CTIA, which has given high priority to repeal of spectrum cap, warned that restriction “is not only unnecessary, it actually threatens to be a net drain on the development of competition in the CMRS business.” Like other supporters of rolling back cap, CTIA noted, in part, that antitrust scrutiny will help provide same consolidation safeguards that caps served in past before wireless industry reached current level of competition.
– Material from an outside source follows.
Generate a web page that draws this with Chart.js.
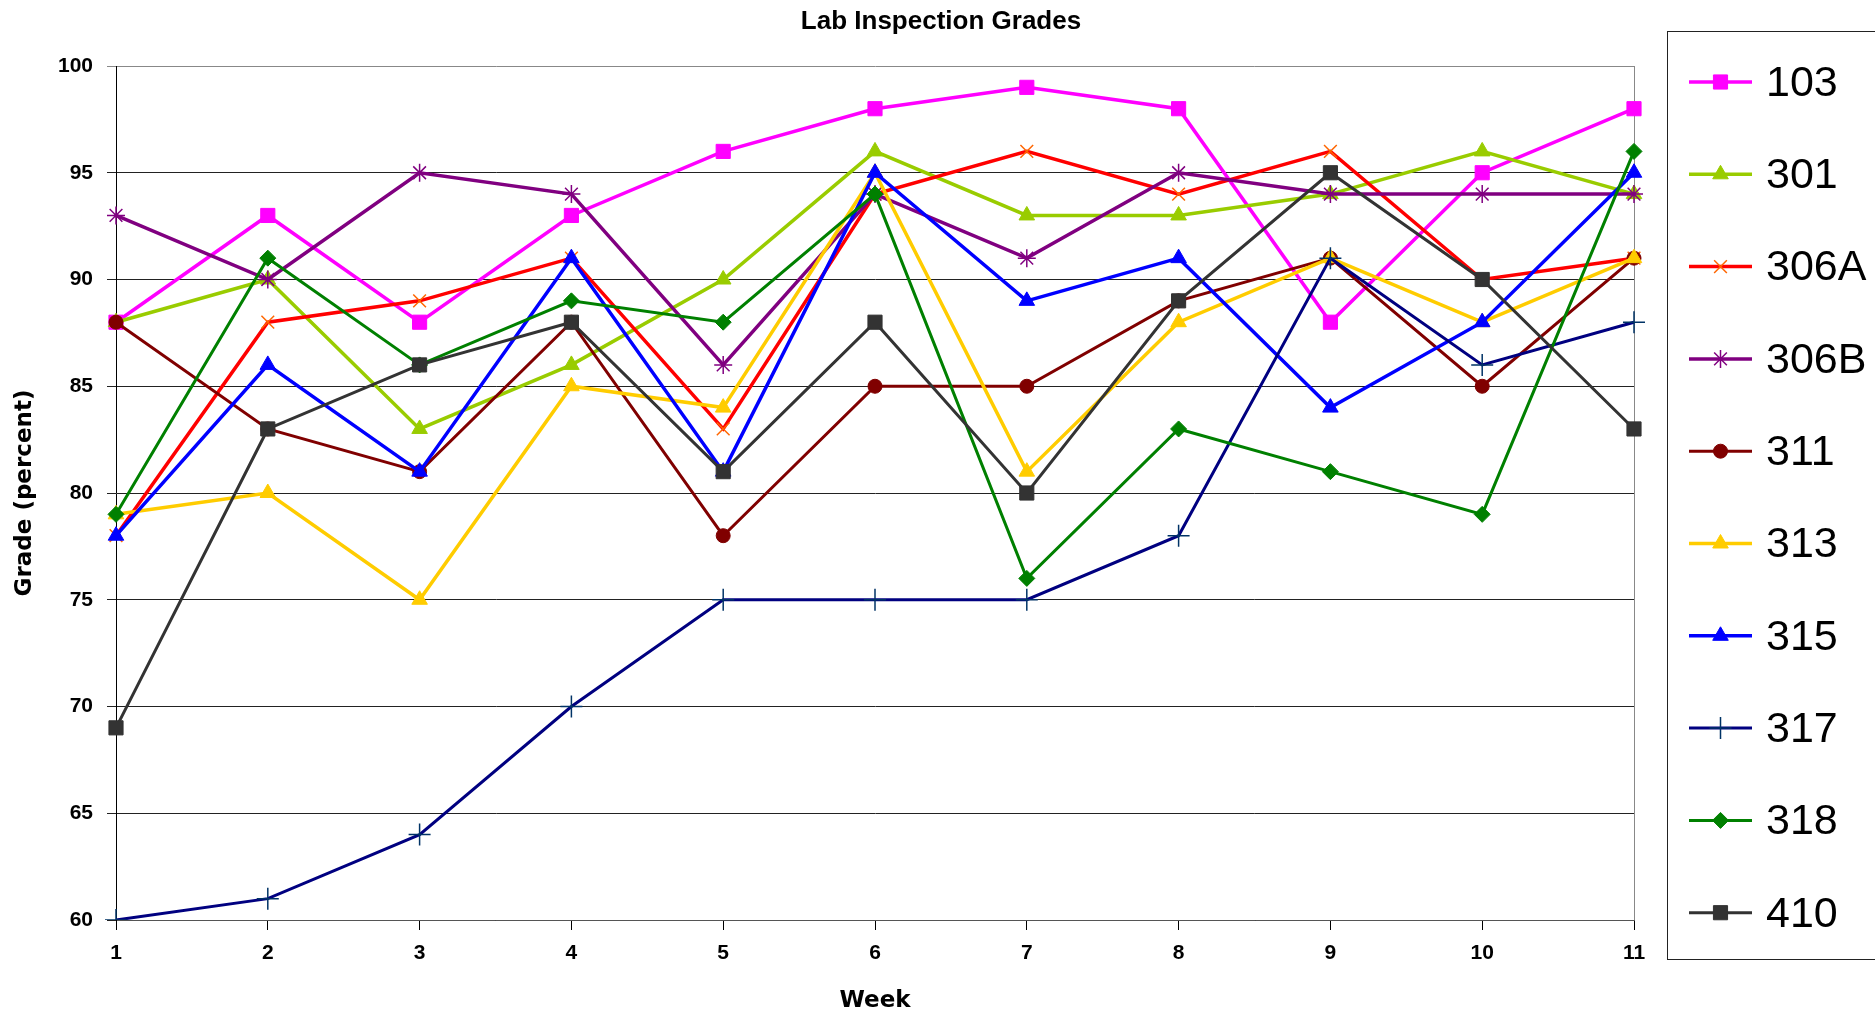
<!DOCTYPE html>
<html>
<head>
<meta charset="utf-8">
<script src="https://cdn.jsdelivr.net/npm/chart.js"></script>
<style>
  html, body { margin: 0; padding: 0; background: #fff; }
  #wrap { width: 1875px; height: 1019px; }
</style>
</head>
<body>
<div id="wrap"><canvas id="grades" width="1875" height="1019"></canvas></div>
<script>
// week numbers
var weeks = ["1", "2", "3", "4", "5", "6", "7", "8", "9", "10", "11"];
var yTicks = [60, 65, 70, 75, 80, 85, 90, 95, 100];

// grades per lab
var lab103  = [88, 93, 88, 93, 96, 98, 99, 98, 88, 95, 98];
var lab301  = [88, 90, 83, 86, 90, 96, 93, 93, 94, 96, 94];
var lab306A = [78, 88, 89, 91, 83, 94, 96, 94, 96, 90, 91];
var lab306B = [93, 90, 95, 94, 86, 94, 91, 95, 94, 94, 94];
var lab311  = [88, 83, 81, 88, 78, 85, 85, 89, 91, 85, 91];
var lab313  = [79, 80, 75, 85, 84, 95, 81, 88, 91, 88, 91];
var lab315  = [78, 86, 81, 91, 81, 95, 89, 91, 84, 88, 95];
var lab317  = [60, 61, 64, 70, 75, 75, 75, 78, 91, 86, 88];
var lab318  = [79, 91, 86, 89, 88, 94, 76, 83, 81, 79, 96];
var lab410  = [69, 83, 86, 88, 81, 88, 80, 89, 95, 90, 83];

function serie(label, data, line, mark, style, radius, width) {
    return {
        label: label,
        data: data,
        borderColor: line,
        backgroundColor: mark,
        pointBackgroundColor: mark,
        pointBorderColor: mark,
        pointStyle: style,
        pointRadius: radius,
        pointHoverRadius: radius,
        pointBorderWidth: style === 'cross' || style === 'crossRot' || style === 'star' ? 1.5 : 1,
        borderWidth: width,
        tension: 0,
        fill: false
    };
}

var datasets = [
    serie("103", lab103, "#FF00FF", "#FF00FF", "rect", 10, 3.5),
    serie("301", lab301, "#99CC00", "#99CC00", "triangle", 9, 3.5),
    serie("306A", lab306A, "#FF0000", "#FF6600", "crossRot", 9, 3.5),
    serie("306B", lab306B, "#800080", "#800080", "star", 9, 3.5),
    serie("311", lab311, "#800000", "#800000", "circle", 7, 3),
    serie("313", lab313, "#FFCC00", "#FFCC00", "triangle", 9, 3.5),
    serie("315", lab315, "#0000FF", "#0000FF", "triangle", 9, 3.5),
    serie("317", lab317, "#000080", "#003366", "cross", 11, 3),
    serie("318", lab318, "#008000", "#008000", "rectRot", 8, 3),
    serie("410", lab410, "#333333", "#333333", "rect", 10, 3)
];
// last series on top, like the original
datasets.forEach(function (d, i) { d.order = datasets.length - i; });

var boxLegend = {
    id: 'boxLegend',
    afterDraw: function (chart) {
        var ctx = chart.ctx;
        ctx.save();
        // chart title
        ctx.fillStyle = '#000';
        ctx.font = 'bold 26px "Liberation Sans", Arial, sans-serif';
        ctx.textAlign = 'center';
        ctx.textBaseline = 'middle';
        ctx.fillText('Lab Inspection Grades', 941, 22);

        // legend box
        ctx.strokeStyle = '#222';
        ctx.lineWidth = 1;
        ctx.strokeRect(1667.5, 31.5, 230, 928);

        ctx.font = '43px "Liberation Sans", Arial, sans-serif';
        ctx.textAlign = 'left';
        chart.data.datasets.forEach(function (d, i) {
            var y = 82 + i * 92.3;
            ctx.strokeStyle = d.borderColor;
            ctx.lineWidth = d.borderWidth;
            ctx.beginPath();
            ctx.moveTo(1689, y);
            ctx.lineTo(1752, y);
            ctx.stroke();
            ctx.fillStyle = d.pointBackgroundColor;
            ctx.strokeStyle = d.pointBorderColor;
            ctx.lineWidth = d.pointBorderWidth;
            Chart.helpers.drawPoint(ctx, {
                pointStyle: d.pointStyle,
                radius: d.pointRadius,
                rotation: 0,
                borderWidth: d.pointBorderWidth
            }, 1720.5, y);
            ctx.fillStyle = '#000';
            ctx.fillText(d.label, 1766, y + 2);
        });
        ctx.restore();
    }
};

new Chart(document.getElementById("grades"), {
    type: 'line',
    data: {
        labels: weeks,
        datasets: datasets
    },
    plugins: [boxLegend],
    options: {
        responsive: false,
        animation: false,
        layout: {
            padding: { top: 66, right: 241, bottom: 0, left: 0 }
        },
        plugins: {
            legend: { display: false },
            title: { display: false },
            tooltip: { enabled: false }
        },
        scales: {
            x: {
                type: 'category',
                offset: false,
                afterFit: function (scale) { scale.height = 99; },
                grid: {
                    drawOnChartArea: true,
                    color: function (c) { return c.index === weeks.length - 1 ? '#888' : 'rgba(0,0,0,0)'; },
                    tickColor: '#000',
                    tickLength: 10
                },
                border: { display: true, color: '#555', width: 1 },
                ticks: {
                    color: '#000',
                    padding: 11,
                    maxRotation: 0,
                    font: { family: '"Liberation Sans", Arial, sans-serif', size: 21, weight: 'bold' }
                },
                title: {
                    display: true,
                    text: 'Week',
                    color: '#000',
                    padding: { top: 4, bottom: 4 },
                    font: { family: '"DejaVu Sans", Verdana, sans-serif', size: 23, weight: 'bold' }
                }
            },
            y: {
                min: 60,
                max: 100,
                afterFit: function (scale) { scale.width = 116; },
                afterBuildTicks: function (scale) {
                    scale.ticks = yTicks.map(function (v) { return { value: v }; });
                },
                grid: {
                    color: function (c) { return c.tick && c.tick.value === 100 ? '#888' : '#222'; },
                    tickColor: function (c) { return c.tick && c.tick.value === 100 ? '#888' : '#222'; },
                    tickLength: 9
                },
                border: { display: true, color: '#000', width: 1 },
                ticks: {
                    color: '#000',
                    padding: 14,
                    font: { family: '"Liberation Sans", Arial, sans-serif', size: 21, weight: 'bold' }
                },
                title: {
                    display: true,
                    text: 'Grade (percent)',
                    color: '#000',
                    padding: { top: 11, bottom: 11 },
                    font: { family: '"DejaVu Sans", Verdana, sans-serif', size: 23, weight: 'bold' }
                }
            }
        }
    }
});
</script>
</body>
</html>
In creating spectrum cap, FCC has undertaken “virtually impossible task” of trying to pinpoint for all CMRS markets “where efficiency stops and where market power begins,” CTIA said. “The Commission should rescind from any attempt to draw one line for all markets and all circumstances.” Concerns about potential reconsolidation of wireless industry are unfounded, CTIA told FCC. In part, association cited U.S. Court of Appeals, D.C., decision last month on ownership rules for cable industry, which reversed Commission’s 30% limit on number of customers that MSO can serve. “Like the spectrum cap, the Commission had tried to justify its cable ownership rule based on a stated concern for the risk of collusion in concentrated cable markets.” CTIA stressed that existing ownership limitations for wireless carriers bars affiliations among service providers across markets that would otherwise provide efficiencies. In addition, CTIA said that antitrust analysis used by Dept. of Justice when assessing wireless transactions addresses same competition concerns as FCC does in spectrum cap.